The input for the application of the LCCA has been obtained through the application of probability analysis for defining the PDF of relevant cost items, and through the stochastic approach to the FM for modeling the uncertainty in the service life of components (durability).

The results reveal a relevant impact and utility in introducing flexibility in the lifespan of components, shifting from a deterministic to a probabilistic approach.

Considering the results of the regression analyses produced, it emerged that the uncertainty in the lifespan input variable can determine the largest perturbation on the output, in opposition to the frequent relevance of financial variables in long-term valuations such as LCCA applications. Cost items are relatively or poorly significant in the results, as in previous studies.

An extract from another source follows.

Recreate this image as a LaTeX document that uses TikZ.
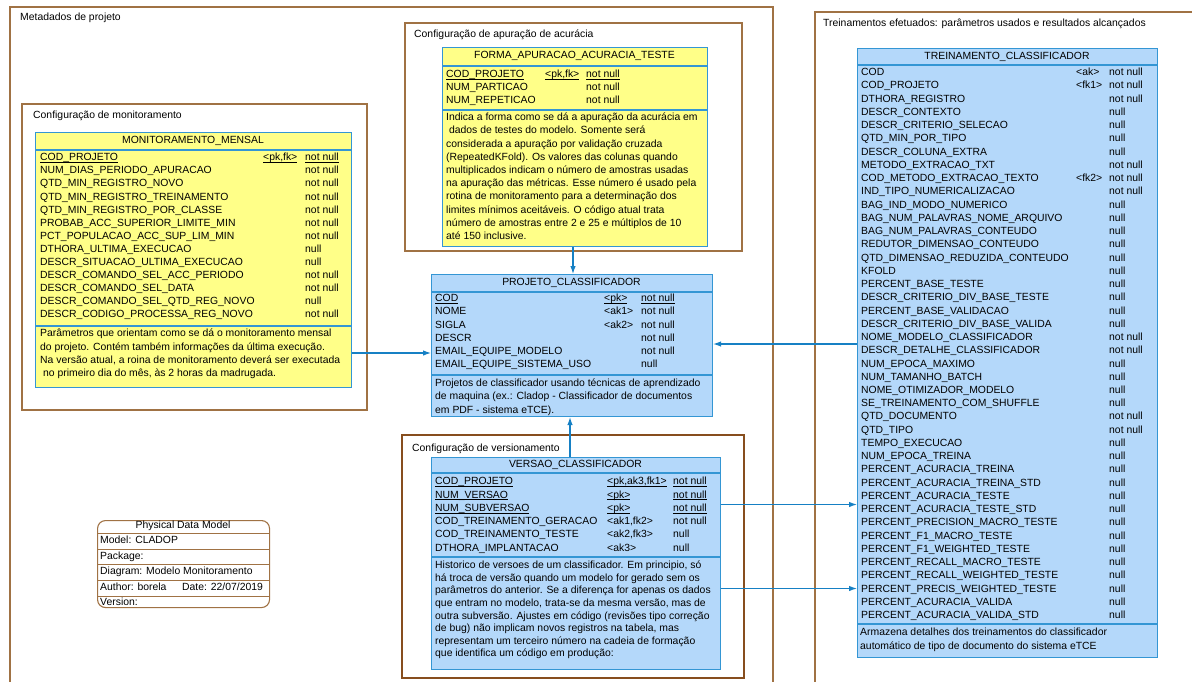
\documentclass[tikz,border=0pt]{standalone}
\usepackage{fontspec}
\setmainfont{Liberation Sans}
\usetikzlibrary{arrows.meta}

\definecolor{grpbrown}{RGB}{160,114,68}
\definecolor{grpdark}{RGB}{135,78,30}
\definecolor{tblborder}{RGB}{52,150,212}
\definecolor{tblyellow}{RGB}{255,255,136}
\definecolor{tblblue}{RGB}{180,216,250}
\definecolor{linkblue}{RGB}{22,128,196}

% key column underline, just below the text
\newcommand{\pkline}[1]{\setbox0\hbox{#1}\rlap{\rule[-1.9pt]{\wd0}{0.7pt}}\box0}

\begin{document}
\begin{tikzpicture}[x=1pt, y=-1pt,
    every node/.style={font=\fontsize{10.4}{12.5}\selectfont, inner sep=0pt},
    grp/.style={draw=grpbrown, line width=1.3pt},
    tbl/.style={draw=tblborder, line width=1.1pt, anchor=north west},
    tblline/.style={draw=tblborder, line width=1.1pt},
    txt/.style={anchor=west, text height=7.5pt, text depth=2pt},
    hdr/.style={text height=7.5pt, text depth=2pt},
    fk/.style={draw=linkblue, line width=1.1pt, -{Latex[length=8pt,width=5.5pt]}}]

\useasboundingbox (0,0) rectangle (1192,681);
\clip (0,0) rectangle (1192,681);

% Package frames
\draw[grp] (10,7) rectangle (773,700);
\node[txt] (t-meta) at (20,18) {Metadados de projeto};
\draw[grp] (815,12) rectangle (1200,700);
\node[txt] (t-treino) at (823,24) {Treinamentos efetuados: parâmetros usados e resultados alcançados};
\draw[grp] (22,104) rectangle (367,410);
\node[txt] (t-mon) at (33,116) {Configuração de monitoramento};
\draw[grp] (405,23) rectangle (742,251);
\node[txt] (t-forma) at (414,35) {Configuração de apuração de acurácia};
\draw[grp, draw=grpdark] (402,435) rectangle (744,678);
\node[txt] (t-versao) at (412,449) {Configuração de versionamento};

% MONITORAMENTO_MENSAL
\node[tbl, fill=tblyellow, minimum width=316pt, minimum height=255pt] (mon) at (35,132) {};
\draw[tblline] (35,150) -- (351,150);
\draw[tblline] (35,326) -- (351,326);
\node[hdr] (mon-h) at (193,141) {MONITORAMENTO\_MENSAL};
\foreach \n/\k/\v [count=\i from 0] in {
    \pkline{COD\_PROJETO}/\pkline{<pk,fk>}/\pkline{not null},
    NUM\_DIAS\_PERIODO\_APURACAO//not null,
    QTD\_MIN\_REGISTRO\_NOVO//not null,
    QTD\_MIN\_REGISTRO\_TREINAMENTO//not null,
    QTD\_MIN\_REGISTRO\_POR\_CLASSE//not null,
    PROBAB\_ACC\_SUPERIOR\_LIMITE\_MIN//not null,
    PCT\_POPULACAO\_ACC\_SUP\_LIM\_MIN//not null,
    DTHORA\_ULTIMA\_EXECUCAO//null,
    DESCR\_SITUACAO\_ULTIMA\_EXECUCAO//null,
    DESCR\_COMANDO\_SEL\_ACC\_PERIODO//not null,
    DESCR\_COMANDO\_SEL\_DATA//not null,
    DESCR\_COMANDO\_SEL\_QTD\_REG\_NOVO//null,
    DESCR\_CODIGO\_PROCESSA\_REG\_NOVO//not null} {
  \node[txt] (mon-n\i) at (40,158+13.1*\i) {\n};
  \node[txt] (mon-k\i) at (263,158+13.1*\i) {\k};
  \node[txt] (mon-v\i) at (305,158+13.1*\i) {\v};
}
\foreach \l [count=\i from 0] in {
    {Parâmetros que orientam como se dá o monitoramento mensal},
    {do projeto. Contém também informações da última execução.},
    {Na versão atual, a roina de monitoramento deverá ser executada},
    {\ no primeiro dia do mês, às 2 horas da madrugada.}} {
  \node[txt] (mon-c\i) at (40,334+13.4*\i) {\l};
}

% FORMA_APURACAO_ACURACIA_TESTE
\node[tbl, fill=tblyellow, minimum width=265pt, minimum height=199pt] (forma) at (442,47) {};
\draw[tblline] (442,66) -- (707,66);
\draw[tblline] (442,110) -- (707,110);
\node[hdr] (forma-h) at (574.5,56) {FORMA\_APURACAO\_ACURACIA\_TESTE};
\foreach \n/\k/\v [count=\i from 0] in {
    \pkline{COD\_PROJETO}/\pkline{<pk,fk>}/\pkline{not null},
    NUM\_PARTICAO//not null,
    NUM\_REPETICAO//not null} {
  \node[txt] (forma-n\i) at (446,75+13.1*\i) {\n};
  \node[txt] (forma-k\i) at (545,75+13.1*\i) {\k};
  \node[txt] (forma-v\i) at (586,75+13.1*\i) {\v};
}
\foreach \l [count=\i from 0] in {
    {Indica a forma como se dá a apuração da acurácia em},
    {\ dados de testes do modelo. Somente será},
    {considerada a apuração por validação cruzada},
    {(RepeatedKFold). Os valores das colunas quando},
    {multiplicados indicam o número de amostras usadas},
    {na apuração das métricas. Esse número é usado pela},
    {rotina de monitoramento para a determinação dos},
    {limites mínimos aceitáveis. O código atual trata},
    {número de amostras entre 2 e 25 e múltiplos de 10},
    {até 150 inclusive.}} {
  \node[txt] (forma-c\i) at (446,118+13.2*\i) {\l};
}

% PROJETO_CLASSIFICADOR
\node[tbl, fill=tblblue, minimum width=281pt, minimum height=142pt] (proj) at (431,274) {};
\draw[tblline] (431,292) -- (712,292);
\draw[tblline] (431,375) -- (712,375);
\node[hdr] (proj-h) at (571.5,283) {PROJETO\_CLASSIFICADOR};
\foreach \n/\k/\v [count=\i from 0] in {
    \pkline{COD}/\pkline{<pk>}/\pkline{not null},
    NOME/<ak1>/not null,
    SIGLA/<ak2>/not null,
    DESCR//not null,
    EMAIL\_EQUIPE\_MODELO//not null,
    EMAIL\_EQUIPE\_SISTEMA\_USO//null} {
  \node[txt] (proj-n\i) at (435,299+13.2*\i) {\n};
  \node[txt] (proj-k\i) at (604,299+13.2*\i) {\k};
  \node[txt] (proj-v\i) at (641,299+13.2*\i) {\v};
}
\foreach \l [count=\i from 0] in {
    {Projetos de classificador usando técnicas de aprendizado},
    {de maquina (ex.: Cladop - Classificador de documentos},
    {em PDF - sistema eTCE).}} {
  \node[txt] (proj-c\i) at (435,384+13.2*\i) {\l};
}

% VERSAO_CLASSIFICADOR
\node[tbl, fill=tblblue, minimum width=289pt, minimum height=212pt] (versao) at (431,457) {};
\draw[tblline] (431,473) -- (720,473);
\draw[tblline] (431,557) -- (720,557);
\node[hdr] (versao-h) at (575.5,465) {VERSAO\_CLASSIFICADOR};
\foreach \n/\k/\v [count=\i from 0] in {
    \pkline{COD\_PROJETO}/\pkline{<pk,ak3,fk1>}/\pkline{not null},
    \pkline{NUM\_VERSAO}/\pkline{<pk>}/\pkline{not null},
    \pkline{NUM\_SUBVERSAO}/\pkline{<pk>}/\pkline{not null},
    COD\_TREINAMENTO\_GERACAO/{<ak1,fk2>}/not null,
    COD\_TREINAMENTO\_TESTE/{<ak2,fk3>}/null,
    DTHORA\_IMPLANTACAO/<ak3>/null} {
  \node[txt] (versao-n\i) at (435,482+13.3*\i) {\n};
  \node[txt] (versao-k\i) at (607,482+13.3*\i) {\k};
  \node[txt] (versao-v\i) at (673,482+13.3*\i) {\v};
}
\foreach \l [count=\i from 0] in {
    {Historico de versoes de um classificador. Em principio, só},
    {há troca de versão quando um modelo for gerado sem os},
    {parâmetros do anterior. Se a diferença for apenas os dados},
    {que entram no modelo, trata-se da mesma versão, mas de},
    {outra subversão. Ajustes em código (revisões tipo correção},
    {de bug) não implicam novos registros na tabela, mas},
    {representam um terceiro número na cadeia de formação},
    {que identifica um código em produção:}} {
  \node[txt] (versao-c\i) at (435,566+12.6*\i) {\l};
}

% TREINAMENTO_CLASSIFICADOR
\node[tbl, fill=tblblue, minimum width=300pt, minimum height=609pt] (treino) at (857,48) {};
\draw[tblline] (857,65) -- (1157,65);
\draw[tblline] (857,624) -- (1157,624);
\node[hdr] (treino-h) at (1007,56.5) {TREINAMENTO\_CLASSIFICADOR};
\foreach \n/\k/\v [count=\i from 0] in {
    COD/<ak>/not null,
    COD\_PROJETO/<fk1>/not null,
    DTHORA\_REGISTRO//not null,
    DESCR\_CONTEXTO//null,
    DESCR\_CRITERIO\_SELECAO//null,
    QTD\_MIN\_POR\_TIPO//null,
    DESCR\_COLUNA\_EXTRA//null,
    METODO\_EXTRACAO\_TXT//not null,
    COD\_METODO\_EXTRACAO\_TEXTO/<fk2>/not null,
    IND\_TIPO\_NUMERICALIZACAO//not null,
    BAG\_IND\_MODO\_NUMERICO//null,
    BAG\_NUM\_PALAVRAS\_NOME\_ARQUIVO//null,
    BAG\_NUM\_PALAVRAS\_CONTEUDO//null,
    REDUTOR\_DIMENSAO\_CONTEUDO//null,
    QTD\_DIMENSAO\_REDUZIDA\_CONTEUDO//null,
    KFOLD//null,
    PERCENT\_BASE\_TESTE//null,
    DESCR\_CRITERIO\_DIV\_BASE\_TESTE//null,
    PERCENT\_BASE\_VALIDACAO//null,
    DESCR\_CRITERIO\_DIV\_BASE\_VALIDA//null,
    NOME\_MODELO\_CLASSIFICADOR//not null,
    DESCR\_DETALHE\_CLASSIFICADOR//not null,
    NUM\_EPOCA\_MAXIMO//null,
    NUM\_TAMANHO\_BATCH//null,
    NOME\_OTIMIZADOR\_MODELO//null,
    SE\_TREINAMENTO\_COM\_SHUFFLE//null,
    QTD\_DOCUMENTO//not null,
    QTD\_TIPO//not null,
    TEMPO\_EXECUCAO//null,
    NUM\_EPOCA\_TREINA//null,
    PERCENT\_ACURACIA\_TREINA//null,
    PERCENT\_ACURACIA\_TREINA\_STD//null,
    PERCENT\_ACURACIA\_TESTE//null,
    PERCENT\_ACURACIA\_TESTE\_STD//null,
    PERCENT\_PRECISION\_MACRO\_TESTE//null,
    PERCENT\_F1\_MACRO\_TESTE//null,
    PERCENT\_F1\_WEIGHTED\_TESTE//null,
    PERCENT\_RECALL\_MACRO\_TESTE//null,
    PERCENT\_RECALL\_WEIGHTED\_TESTE//null,
    PERCENT\_PRECIS\_WEIGHTED\_TESTE//null,
    PERCENT\_ACURACIA\_VALIDA//null,
    PERCENT\_ACURACIA\_VALIDA\_STD//null} {
  \node[txt] (treino-n\i) at (861,73+13.24*\i) {\n};
  \node[txt] (treino-k\i) at (1076,73+13.24*\i) {\k};
  \node[txt] (treino-v\i) at (1109,73+13.24*\i) {\v};
}
\foreach \l [count=\i from 0] in {
    {Armazena detalhes dos treinamentos do classificador},
    {automático de tipo de documento do sistema eTCE}} {
  \node[txt] (treino-c\i) at (860,633+13.3*\i) {\l};
}

% Physical data model box
\node[draw=grpbrown, line width=1.1pt, rounded corners=8pt, minimum width=172pt,
      minimum height=87pt, anchor=north west] (pdm) at (97,520) {};
\foreach \y in {533,549,564,580,596}
  \draw[grpbrown, line width=1pt] (97,\y) -- (269,\y);
\node[hdr] (pdm-h) at (183,526) {Physical Data Model};
\node[txt] (pdm-model) at (100,541) {Model: CLADOP};
\node[txt] (pdm-pkg) at (100,557) {Package:};
\node[txt] (pdm-diag) at (100,572) {Diagram: Modelo Monitoramento};
\node[txt] (pdm-author) at (100,588) {Author: borela};
\node[txt] (pdm-date) at (182,588) {Date: 22/07/2019};
\node[txt] (pdm-ver) at (100,603) {Version:};

% Reference connectors
\coordinate (cx-forma) at (573,0);
\coordinate (cx-versao) at (570,0);
\coordinate (cy-mon) at (0,353);
\coordinate (cy-treino) at (0,344);
\coordinate (cy-ger) at (0,504.5);
\coordinate (cy-tst) at (0,588.5);
\draw[fk] (forma.south -| cx-forma) -- (proj.north -| cx-forma);
\draw[fk] (versao.north -| cx-versao) -- (proj.south -| cx-versao);
\draw[fk] (mon.east |- cy-mon) -- (proj.west |- cy-mon);
\draw[fk] (treino.west |- cy-treino) -- (proj.east |- cy-treino);
\draw[fk] (versao.east |- cy-ger) -- (treino.west |- cy-ger);
\draw[fk] (versao.east |- cy-tst) -- (treino.west |- cy-tst);

\end{tikzpicture}
\end{document}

Furthermore, from the study emerges that the beta and gamma distributions are confirmed to be the best fit when introducing flexibility over time during the building construction processes, confirming the literature on the topic.

Lastly, the methodology adopted demonstrates to be an effective tool when in the presence of alternative investment options related to technological alternatives enforcing decision-making in a temporal perspective.

As a conclusion, it must be stressed that the results can support the decision-making processes developed by public authorities and private operators, specifically through the implementation of policies and practices oriented to promote the integration of maintenance, repair, and replacement. In fact, since the early design phases, and during the building construction, a consciousness of the potential effects of the different technological scenarios, when in presence of uncertainty, can help in facing the risks introducing flexibility into the design process. Following the proposed methodology, more extensive experimentations could be developed considering other components or entire building systems, also referring to different building typologies; these could support the definition of policies extending to territorial sub-segments (for example, building districts or typologically homogeneous portions of territory), and are flexible both in respect to the market conditions and to the behavior of the component/system/building over time.